Wpis z mikrobloga

Gdy poradzisz się pralkofila o zakup pralki:
- hej słyszałem, że znasz się na praniu. Co sądzisz o Indesit 576 za 1200? Zależy mi żeby weszła do mojej łazienki, no i ma programator czasowy. Ładnie wygląda. Czy to sprawdzona firma?
- Lol automatów się nie kupuje xD Myślisz, że producentowi zależy żeby pranie wstępne miało odpowiednią namaczalność na m2? I może jeszcze #!$%@? tam Coccolino xD Odpowiedni indeks Gibsona (logarytm z namaczalności na m2 podzielonej przez gramature) tkaniny osiągniesz tylko przy dedykowanym namaczaczu. Początkującym polecam tani ale sprawdzony Karman-HardOn H2O-300, dostępny na ebayu w UK poniżej 500 GBP. No i zależy co chcesz prać. Jak vintageowe jeansy, to koniecznie analogowy bęben 300 rpm z ręcznie nawijanym silnikiem. Jest taki gościu w Ostrołęce, nie wiem czy jeszcze żyje. Zajebiste silniki do bębnów zwijał. Ja bym nie żałował te 300 km przejechać, przecież taki sprzęt kupuje się raz na 20 lat. Teraz takich speców już nie ma. Ten chiński szajs możesz od razu do kosza #!$%@?ć, z żadnymi Dieslami powyżej 500 PLN bym do tego nie podchodził. No i trzeba zadbać o filtry i rurki do łączenia... Teraz wchodzą kompozytowe, ale omijać szerokim łukiem. Tylko guma, prawdziwa, z kauczuku. Już jest zakaz produkcji od 2003, także najlepiej kupić używany Minsk albo nawet starszy Polar i z niego wyjąć. Tylko uważaj, bo 90% już ma wymienione na te kompozytowe xD. Do prania oczywiście żaden proszek tylko szare mydło z borsuka, dostępne na Amazonie w Niemczech. No i najważniejsze: woda! Tylko destylowana, ale nie kupuj w plastiku (wszystkie wolne jony wodoru się gromadzą na ściankach) tylko jedź do fabryki (w Kraśniku jest) i każ sobie nalać do szklanych butelek (wyparzonych). No ale ja się nie znam, jestem co najwyżej średniozaawansowany. Popytaj na forach, dowiedz się, czytanie nie boli. Licz się z tym, że pierwszy zakup nie będzie udany i przygotuj się na wydanie nieco więcej kasy... Pomyśl ile wydajesz na auto.
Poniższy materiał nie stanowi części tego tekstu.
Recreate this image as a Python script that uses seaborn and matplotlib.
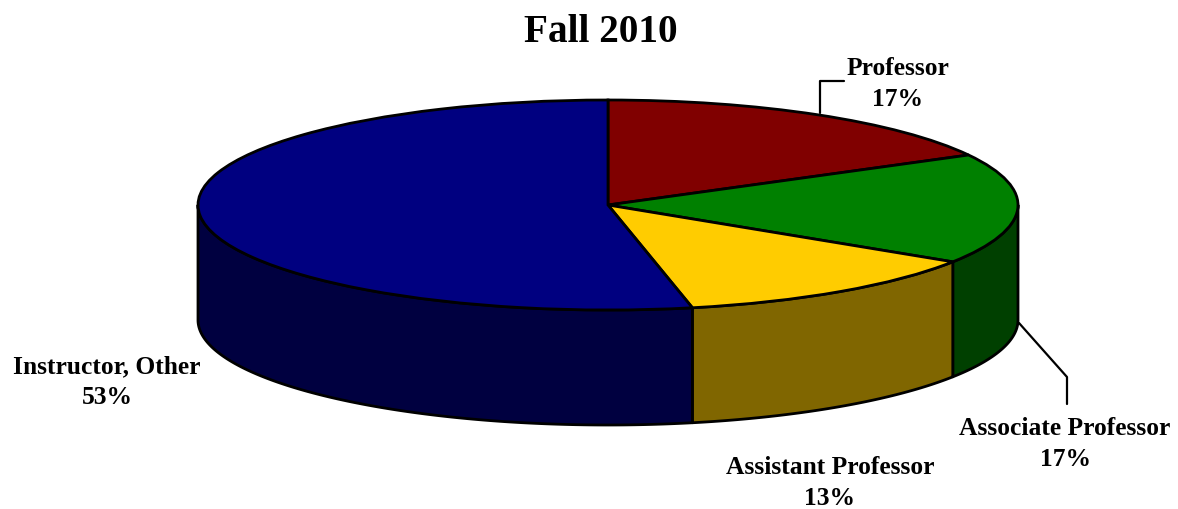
import numpy as np
import matplotlib
matplotlib.use('Agg')
import matplotlib.pyplot as plt
import seaborn as sns

labels = ['Professor', 'Associate Professor', 'Assistant Professor', 'Instructor, Other']
values = [17.1, 17.0, 12.6, 53.3]
tops = ['#800000', '#008000', '#FFCC00', '#000080']
sides = ['#400000', '#004000', '#806600', '#000040']

sns.set_theme(style='white')
plt.rcParams['font.family'] = ['Liberation Serif', 'DejaVu Serif']

W, H = 1178, 509
# srodek i polosie elipsy w pikselach
cx, cy, rx, ry, depth = 608, 205, 410, 105, 115


def to_ax(px, py):
    return (px - cx) / rx, (cy - py) / ry


fig = plt.figure(figsize=(W / 100, H / 100), dpi=100)
ax = fig.add_axes([0, 0, 1, 1])

# gora tortu
wedges, _ = ax.pie(values, colors=tops, startangle=90, counterclock=False,
                   wedgeprops={'edgecolor': 'black', 'linewidth': 2, 'zorder': 3})
ax.set_aspect('auto')
ax.set_xlim(to_ax(0, 0)[0], to_ax(W, 0)[0])
ax.set_ylim(to_ax(0, H)[1], to_ax(0, 0)[1])

# boczna sciana, tylko przednia polowa (katy od 0 do -180)
d = depth / ry
ends = 90 - np.cumsum(values) * 3.6
starts = ends + np.array(values) * 3.6
for a0, a1, c in zip(starts, ends, sides):
    hi, lo = min(a0, 0), max(a1, -180)
    if hi <= lo:
        continue
    t = np.radians(np.linspace(lo, hi, 200))
    x = np.cos(t)
    y = np.sin(t)
    ax.fill(np.r_[x, x[::-1]], np.r_[y, y[::-1] - d], facecolor=c,
            edgecolor='black', linewidth=2, zorder=2, joinstyle='round')

# linie odniesienia
ax.plot(*zip(to_ax(820, 113), to_ax(820, 81), to_ax(844, 81)), color='black', lw=1.6, zorder=1)
ax.plot(*zip(to_ax(1019, 323), to_ax(1067, 377), to_ax(1067, 404)), color='black', lw=1.6, zorder=1)

# etykiety
text_pos = [(898, 84), (1065, 444), (830, 483), (107, 382)]
for name, v, (px, py) in zip(labels, values, text_pos):
    ax.text(*to_ax(px, py), f'{name}\n{v:.0f}%', ha='center', va='center', fontsize=18.4,
            fontweight='bold', color='black', linespacing=1.42, zorder=5)

ax.text(*to_ax(601, 33), 'Fall 2010', ha='center', va='center', fontsize=28.3,
        fontweight='bold', color='black')

fig.savefig('out.png', dpi=100, facecolor='white')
Jak często nim jeździsz? Pierzesz prawie tak samo często. W ciuchach chodzisz cały czas, w aucie jesteś tylko część tego czasu. Czemu akurat na tym masz oszczędzać? Ja wydałem na namaczacz 2000, na bęben 3500, na nagrzewnicę 1500 (do dziś żałuję, że pożydziłem). To jest kwestia czy decydujesz się na bylejakość i oszukiwanie samego siebie, czy bierzesz sprawy w swoje ręce i nie uznajesz kompromisów. Ale podkreślam, ja się na tym nie znam, jest wielu mądrzejszych i bardziej doświadczonych. (M.in. Henryk Zając) Ja się uczę od nich. A ciebie czeka długa droga, ale też wielka przygoda! Pozdrawiam i czekam na raporty z postępów!